I didn’t do any mock exams from schweser. Just did the sample essay questions and item set questioms from CFAI ( which contains actual exam questions).
The reason why I thought of this was because using 40/60/80, there were lots of people who failed and passed that had very similiar scores.
I think the 40/60/80 overestimate the score for people who got the “<=50” score, and underestimate the score for people who got the “>70” score.
I read the thread of 40/60/80 and there were people scoring at band 3 that have similiar score with people who passed.
In a set question of 6, you could be scoring 0,1,2 or 3 out of 6 for “<=50”.
In a set question of 6, the possibility of getting into the bracket of >70 is if you get 5/6 or 6/6 which will means at least 83.33%, which means using 80% understate the score that people get for >70.
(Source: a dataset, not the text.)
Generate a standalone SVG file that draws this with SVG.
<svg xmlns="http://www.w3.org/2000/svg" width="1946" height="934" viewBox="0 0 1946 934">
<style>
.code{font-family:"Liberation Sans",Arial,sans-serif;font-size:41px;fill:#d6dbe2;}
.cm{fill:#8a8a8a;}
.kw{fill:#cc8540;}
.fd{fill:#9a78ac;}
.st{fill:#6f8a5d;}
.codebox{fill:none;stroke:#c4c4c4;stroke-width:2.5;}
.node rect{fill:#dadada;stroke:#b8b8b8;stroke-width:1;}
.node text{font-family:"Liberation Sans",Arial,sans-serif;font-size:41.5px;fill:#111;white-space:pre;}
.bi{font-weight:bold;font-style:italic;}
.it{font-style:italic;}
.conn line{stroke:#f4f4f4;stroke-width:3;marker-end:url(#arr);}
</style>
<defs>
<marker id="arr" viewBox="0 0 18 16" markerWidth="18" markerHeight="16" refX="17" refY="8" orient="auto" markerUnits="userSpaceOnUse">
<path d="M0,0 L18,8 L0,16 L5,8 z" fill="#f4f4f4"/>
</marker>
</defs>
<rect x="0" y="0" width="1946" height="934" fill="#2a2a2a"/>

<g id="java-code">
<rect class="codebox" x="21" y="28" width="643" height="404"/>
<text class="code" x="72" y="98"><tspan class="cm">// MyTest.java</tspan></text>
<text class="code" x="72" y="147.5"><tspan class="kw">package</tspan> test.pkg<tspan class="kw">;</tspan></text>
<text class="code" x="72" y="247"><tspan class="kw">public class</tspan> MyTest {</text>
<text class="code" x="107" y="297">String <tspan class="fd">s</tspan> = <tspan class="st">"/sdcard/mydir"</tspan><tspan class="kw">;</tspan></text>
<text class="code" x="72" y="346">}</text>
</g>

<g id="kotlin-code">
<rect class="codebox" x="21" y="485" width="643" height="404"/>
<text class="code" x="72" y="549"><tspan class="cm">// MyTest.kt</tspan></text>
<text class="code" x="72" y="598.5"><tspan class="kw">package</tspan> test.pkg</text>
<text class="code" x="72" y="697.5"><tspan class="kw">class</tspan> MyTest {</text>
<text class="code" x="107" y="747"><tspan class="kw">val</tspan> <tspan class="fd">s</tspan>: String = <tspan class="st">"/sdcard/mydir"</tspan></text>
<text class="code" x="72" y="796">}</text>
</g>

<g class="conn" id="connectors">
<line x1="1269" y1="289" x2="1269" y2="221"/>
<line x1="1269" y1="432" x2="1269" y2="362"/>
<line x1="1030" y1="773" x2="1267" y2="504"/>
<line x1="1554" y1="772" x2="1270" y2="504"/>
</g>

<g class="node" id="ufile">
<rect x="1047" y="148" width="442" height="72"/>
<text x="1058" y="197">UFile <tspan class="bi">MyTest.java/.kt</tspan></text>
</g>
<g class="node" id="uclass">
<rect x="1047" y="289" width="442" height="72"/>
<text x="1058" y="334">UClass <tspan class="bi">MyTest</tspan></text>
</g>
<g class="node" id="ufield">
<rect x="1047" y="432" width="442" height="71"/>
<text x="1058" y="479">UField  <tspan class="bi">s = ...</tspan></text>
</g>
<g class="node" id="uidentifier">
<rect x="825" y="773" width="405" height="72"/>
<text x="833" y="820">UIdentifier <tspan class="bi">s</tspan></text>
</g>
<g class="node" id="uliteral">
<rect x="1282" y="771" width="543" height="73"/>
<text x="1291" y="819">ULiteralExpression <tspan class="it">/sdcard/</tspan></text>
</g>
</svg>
Obviously each topic might have more than 1 set question, but that was the reasoning behind the 0.25/0.66/0.92.
Not sure what the logic of 0.4/0.6/0.8 is.
Of course, I think this system is not perfect, but I think it will help the people who failed a more realistic idea of how they scored compared to people who pass.
I also agree that this logic works better for a level 2 exams because level 3 exams has the essay component.
You’re not connecting the reasoning to the numbers.
If I flip a fair coin six times, and then tell you that I got either 5 or 6 heads, on that information alone what is the expected number of heads? 5.5? Of course not, it is about 5.1.
+1 The outcomes are more likely binomially distributed and not uniformly distributed as what the OP is proposing, but it is still an improvement over the 40/60/80 method. Cue “what is your 38.10% / 66.67% / 85.71% score?” thread.
Since most of us model for a living, maybe we should create a separate thread just to discuss what is the best way to do this analysis.
I would do it based on a binomial distribution and then updated iteratively.
For any person, if you know p, the probability that they got a question selected at random right, the exercise becomes trivial.
So how to get p? Start with an “initial guess,” you can base it off the 40/60/80 method as that it close enough. Then, using the # of questions (to determine the possible percentages in that band), you can use Bayesian analysis to determine the probability that any of those particular percentages was attained. Then, use those probabilities to get the “expected score” on that section…do that for all sections to get an updated estimate for p.
Now, perform the same process using the updated p to get an even newer estimate…keep on doing this until p converges around a certain point. Then use that value of p to do a final binomial thing, and you have your answer.
It’s silly to model when the real information should be available freely.
Fking CFAI likes to make a big deal about everything. “Oooooooooh our exam questions are so so special, if you discuss them we will cut your X off. But we can publich level III AM questions, that’s OK. Only level I, II and PM questions are unmentionable.”
Palisoc_xb… Can you give a bit more background on how you got the “38.10% / 66.67% / 85.71%” ?
I started this thread immediately after the “25%/66.67%/92%” idea struck me just when I woke up this morning (still in bed). – so I havn’t put too much thoughts into this.
Kartelite : thanks for your suggestion - but difficult to calculate if the only score you have is your own score?
1recho , I heard from past candidates that they used to provide rankings (and scores?), but what happened was candidates begin to compare rankings and scores across years which may not be meaningful. If you compare a 70% score from one year, it might not mean the same as a 70% score the next year as the difficulty of exams changes.
Sorry. How I got that was by assuming that the scores in the itemsets were binomially distributed with N trials and P probability of getting the answers correct then getting the conditional expectation per band. I just used N=6 and P=50% (a crude assumption). 38.10% is the conditional expectation of the lower band, 66.67% for the middle as there can only be 1 score for the middle band and 85.71% for the upper band.
I think this is also how kartelite got approx. 5.1 for the upper band, I just divided my result by 6 to get 85.71%.
This is only applicable for the PM section, though, as the AM section is quite different.
That’s true. But you could get a pretty rough idea if someone ran a huge simulation over lots of scores based on your “initial” 40/60/80 score. As in, given that a 40/60/80 score was X, we can obtain a confidence interval about the score using the iterated method (which should be a good estimate itself).
This would be less accurate as it doesn’t account for the number of questions that were in a section for each particular band.
Maybe we could get a large sample size for the vignette sections and estimate P by using Maximum Likelihood Estimation but still assuming a binomial distribution?
300hours, may we have a peek at some of your data?